Material provided:
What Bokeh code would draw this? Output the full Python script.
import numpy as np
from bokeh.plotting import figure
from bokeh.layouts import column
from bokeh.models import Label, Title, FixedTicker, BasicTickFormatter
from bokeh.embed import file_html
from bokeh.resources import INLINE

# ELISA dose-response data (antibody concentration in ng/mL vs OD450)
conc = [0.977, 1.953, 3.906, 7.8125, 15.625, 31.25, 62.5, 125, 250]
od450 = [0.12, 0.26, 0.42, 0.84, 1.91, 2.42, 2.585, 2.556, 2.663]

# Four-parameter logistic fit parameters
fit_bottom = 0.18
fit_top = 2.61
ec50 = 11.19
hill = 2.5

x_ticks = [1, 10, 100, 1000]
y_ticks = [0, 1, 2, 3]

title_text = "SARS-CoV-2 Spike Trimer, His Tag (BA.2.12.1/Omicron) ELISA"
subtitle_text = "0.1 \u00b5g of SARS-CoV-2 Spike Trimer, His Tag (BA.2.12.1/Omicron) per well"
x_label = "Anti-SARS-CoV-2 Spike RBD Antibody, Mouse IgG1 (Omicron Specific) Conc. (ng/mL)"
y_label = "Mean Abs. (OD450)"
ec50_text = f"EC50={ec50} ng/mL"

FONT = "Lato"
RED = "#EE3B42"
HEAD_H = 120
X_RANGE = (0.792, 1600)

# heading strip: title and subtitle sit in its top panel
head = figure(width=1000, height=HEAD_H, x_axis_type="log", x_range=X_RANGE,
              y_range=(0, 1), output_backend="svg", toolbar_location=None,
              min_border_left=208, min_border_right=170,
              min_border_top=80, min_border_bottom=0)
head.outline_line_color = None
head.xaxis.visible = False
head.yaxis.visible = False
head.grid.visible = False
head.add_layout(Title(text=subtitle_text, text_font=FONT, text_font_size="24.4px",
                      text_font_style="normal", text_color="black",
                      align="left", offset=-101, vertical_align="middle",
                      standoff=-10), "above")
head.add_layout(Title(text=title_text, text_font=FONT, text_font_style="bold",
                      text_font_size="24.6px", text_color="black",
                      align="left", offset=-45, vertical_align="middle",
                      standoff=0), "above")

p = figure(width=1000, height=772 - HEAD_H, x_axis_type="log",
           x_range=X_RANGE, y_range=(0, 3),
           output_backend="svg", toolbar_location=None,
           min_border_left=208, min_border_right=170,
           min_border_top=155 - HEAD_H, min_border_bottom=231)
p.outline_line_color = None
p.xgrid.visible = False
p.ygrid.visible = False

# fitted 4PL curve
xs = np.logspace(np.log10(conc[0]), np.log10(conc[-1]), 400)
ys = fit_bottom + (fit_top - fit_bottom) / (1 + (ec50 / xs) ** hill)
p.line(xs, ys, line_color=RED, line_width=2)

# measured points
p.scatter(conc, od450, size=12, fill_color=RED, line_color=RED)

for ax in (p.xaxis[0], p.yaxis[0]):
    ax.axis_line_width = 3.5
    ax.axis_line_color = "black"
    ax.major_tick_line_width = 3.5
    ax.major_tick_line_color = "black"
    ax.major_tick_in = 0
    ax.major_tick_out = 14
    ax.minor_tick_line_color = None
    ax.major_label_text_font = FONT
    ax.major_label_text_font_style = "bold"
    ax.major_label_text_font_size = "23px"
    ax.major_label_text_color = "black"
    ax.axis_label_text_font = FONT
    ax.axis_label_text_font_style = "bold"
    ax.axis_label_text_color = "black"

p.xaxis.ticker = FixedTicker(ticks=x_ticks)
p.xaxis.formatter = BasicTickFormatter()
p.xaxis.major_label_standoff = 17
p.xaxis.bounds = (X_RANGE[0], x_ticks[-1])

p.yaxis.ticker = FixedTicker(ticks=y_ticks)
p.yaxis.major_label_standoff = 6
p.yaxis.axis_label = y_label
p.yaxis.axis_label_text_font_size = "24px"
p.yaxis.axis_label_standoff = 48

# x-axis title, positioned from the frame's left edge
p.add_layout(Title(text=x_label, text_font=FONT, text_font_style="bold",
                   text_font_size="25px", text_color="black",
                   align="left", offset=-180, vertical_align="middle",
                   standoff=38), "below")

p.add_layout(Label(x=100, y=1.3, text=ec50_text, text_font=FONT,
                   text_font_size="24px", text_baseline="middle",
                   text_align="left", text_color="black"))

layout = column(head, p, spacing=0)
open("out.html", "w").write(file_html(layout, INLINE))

Requirements: Please repeat word for word the lines above that run from the beginning through the line containing "from bokeh.resources import INLINE", keeping both the first and that last line.

Output of the exercise:
What Bokeh code would draw this? Output the full Python script.
import numpy as np
from bokeh.plotting import figure
from bokeh.layouts import column
from bokeh.models import Label, Title, FixedTicker, BasicTickFormatter
from bokeh.embed import file_html
from bokeh.resources import INLINE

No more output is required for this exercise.